Thanks, btw, Michael. I don't understand why this concept is so hard to get across to so many, but it helps if Christian clergy repeat it loud and often.
The Jewish people are called to speak as the conscience of mankind. Our authority to speak on the will of G-d is based exclusively on fidelity to the Torah that was given to Moses on Mount Sinai. In the Torah was included the Seven Laws of Noah, the guide for all nations. All human beings are commanded to be fruitful and multiply, and forbidden from engaging in relations between two men or two women.
Human beings are entrusted with the power to rule over their passions. People who feel these impulses are worthy of our compassion. But our mercy should not trigger us to issue a license to allow them to engage in self-destructive behavior with the State’s blessing.
Your letter to Senator Steve Saland is absolutely brilliant. It is thoughtful and well-reasoned, and your excellent points are presented in a manner that is both beautiful and compelling.
Thank you for putting together such a powerful and persuasive letter.
Why doesn't the child have a mother caring for her as well?
My mother died when I was still quite young, and my father did not remarry. He raised me alone, and he did a terrific job.
Now, are you going to look me straight in the computer and tell me that you were just as well off without your mother?

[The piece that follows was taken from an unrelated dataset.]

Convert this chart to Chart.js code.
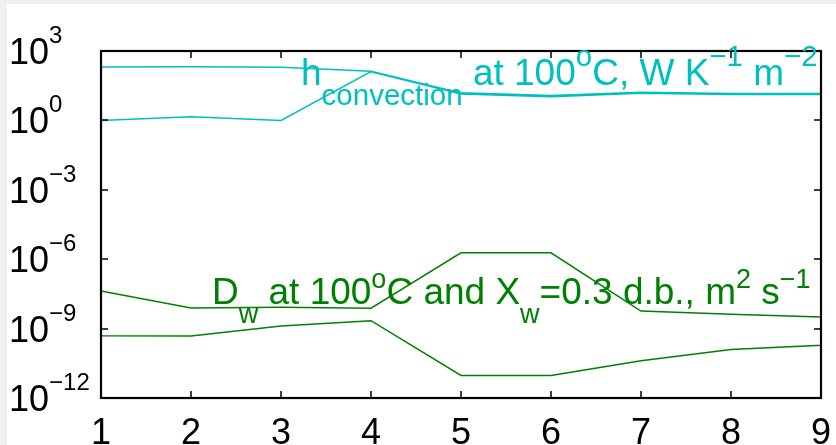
<!DOCTYPE html>
<html>
<head>
<meta charset="utf-8">
<script src="https://cdn.jsdelivr.net/npm/chart.js@4"></script>
<style>
  html, body { margin: 0; padding: 0; background: #f0f0f0; overflow: hidden; }
  #wrap { position: absolute; left: 7px; top: 4px; width: 829px; height: 441px; background: #fff; }
</style>
</head>
<body>
<div id="wrap"><canvas id="chart"></canvas></div>
<script>
// data
const runs = [1, 2, 3, 4, 5, 6, 7, 8, 9];
const hHigh = [205, 210, 200, 132, 15.5, 11.8, 16.5, 14.5, 14.5];
const hLow = [1.0, 1.45, 1.0, 128, 14, 10.6, 15, 13.2, 13.2];
const dwHigh = [4.2e-8, 7.7e-9, 8.3e-9, 7.6e-9, 1.9e-6, 1.9e-6, 5.7e-9, 4.2e-9, 3.2e-9];
const dwLow = [4.9e-10, 4.8e-10, 1.3e-9, 2.2e-9, 9.5e-12, 9.5e-12, 4.1e-11, 1.26e-10, 1.9e-10];
const yTickExps = [-12, -9, -6, -3, 0, 3];
const xTicks = [1, 2, 3, 4, 5, 6, 7, 8, 9];

const CYAN = 'rgb(0,191,191)';
const GREEN = 'rgb(0,128,0)';
const FONT = '"Liberation Sans", Arial, Helvetica, sans-serif';

// closed outline: upper edge left->right, lower edge right->left, back to start
function outline(hi, lo) {
    const pts = runs.map((x, i) => ({ x: x, y: hi[i] }));
    for (let i = runs.length - 1; i >= 0; i--) pts.push({ x: runs[i], y: lo[i] });
    pts.push(pts[0]);
    return pts;
}

// text with sub/superscripts, drawn left to right
function drawRich(ctx, x, y, parts, color, size, small, drop, rise) {
    ctx.save();
    ctx.fillStyle = color;
    ctx.textBaseline = 'alphabetic';
    ctx.textAlign = 'left';
    parts.forEach(([t, kind]) => {
        let yy = y;
        if (kind === 'sub') { ctx.font = small + 'px ' + FONT; yy = y + drop; }
        else if (kind === 'sup') { ctx.font = small + 'px ' + FONT; yy = y - rise; }
        else ctx.font = size + 'px ' + FONT;
        ctx.fillText(t, x, yy);
        x += ctx.measureText(t).width;
    });
    ctx.restore();
}

const axesBox = {
    id: 'axesBox',
    afterDatasetsDraw(chart) {
        const { ctx, chartArea: a, scales: { x, y } } = chart;
        const tick = 7;
        ctx.save();
        ctx.strokeStyle = '#000';
        ctx.lineWidth = 2.2;
        ctx.strokeRect(a.left, a.top, a.right - a.left, a.bottom - a.top);
        ctx.beginPath();
        xTicks.forEach(v => {
            const px = Math.round(x.getPixelForValue(v));
            ctx.moveTo(px, a.bottom); ctx.lineTo(px, a.bottom - tick);
            ctx.moveTo(px, a.top); ctx.lineTo(px, a.top + tick);
        });
        yTickExps.forEach(e => {
            const py = Math.round(y.getPixelForValue(Math.pow(10, e)));
            ctx.moveTo(a.left, py); ctx.lineTo(a.left + tick, py);
            ctx.moveTo(a.right, py); ctx.lineTo(a.right - tick, py);
        });
        ctx.lineWidth = 1.5;
        ctx.stroke();

        // tick labels
        ctx.fillStyle = '#000';
        ctx.textBaseline = 'alphabetic';
        ctx.font = '36px ' + FONT;
        ctx.textAlign = 'center';
        xTicks.forEach(v => ctx.fillText(String(v), x.getPixelForValue(v), 440));
        yTickExps.forEach(e => {
            const base = y.getPixelForValue(Math.pow(10, e)) + 13;
            ctx.textAlign = 'left';
            ctx.font = '36px ' + FONT;
            ctx.fillText('10', 2, base);
            const w = ctx.measureText('10').width;
            ctx.font = '24px ' + FONT;
            ctx.fillText(e < 0 ? '\u2212' + (-e) : String(e), 2 + w, base - 21);
        });
        ctx.restore();

        // in-plot labels
        drawRich(ctx, 294, 81, [
            ['h', ''], ['convection', 'sub'], [' at 100', ''], ['o', 'sup'],
            ['C, W K', ''], ['\u22121', 'sup'], [' m', ''], ['\u22122', 'sup']
        ], CYAN, 37, 29.5, 20, 19);
        drawRich(ctx, 205, 300, [
            ['D', ''], ['w', 'sub'], [' at 100', ''], ['o', 'sup'], ['C and X', ''],
            ['w', 'sub'], ['=0.3 d.b., m', ''], ['2', 'sup'], [' s', ''], ['\u22121', 'sup']
        ], GREEN, 37, 27, 19, 16);
    }
};

new Chart(document.getElementById('chart'), {
    type: 'scatter',
    data: {
        datasets: [
            { label: 'h', data: outline(hHigh, hLow), borderColor: CYAN },
            { label: 'Dw', data: outline(dwHigh, dwLow), borderColor: GREEN }
        ].map(d => Object.assign(d, {
            showLine: true, borderWidth: 1.5, pointRadius: 0, tension: 0, fill: false, clip: false
        }))
    },
    options: {
        responsive: true,
        maintainAspectRatio: false,
        animation: false,
        devicePixelRatio: 1,
        layout: { padding: { left: 94, right: 15, top: 47, bottom: 47 } },
        scales: {
            x: { type: 'linear', min: 1, max: 9, display: false },
            y: { type: 'logarithmic', min: 1e-12, max: 1e3, display: false }
        },
        plugins: { legend: { display: false }, tooltip: { enabled: false } }
    },
    plugins: [axesBox]
});
</script>
</body>
</html>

My dad gave me everything, from healthy self-respect, to the drive to achieve something in life, to compassion for others. He taught me how to change my own oil in my car, how to answer difficult exam questions, how to make kick-a$$ omelets, and how to behave on dates.
There is nothing a man, or two men, or any combination we can imagine, who love their child, will not do to give her the right tools for a happy and productive life.
Anyway, I digress, thank you for your words. They are encouraging. :)
I think the practical aspect is that both the religious officiant and the church/synagogue/whatever could refuse to have both the religious and the civil part enacted on their property, at which point it all becomes moot, and the prospective couple would seek a more secular forum.
That forum should be available to them, as should whatever tax benefits and legal protections given to other married folk.
The discrimination comes when you do not allow any way around what has become arbitrary roadblocks to deny a specific group those rights and privileges available to others.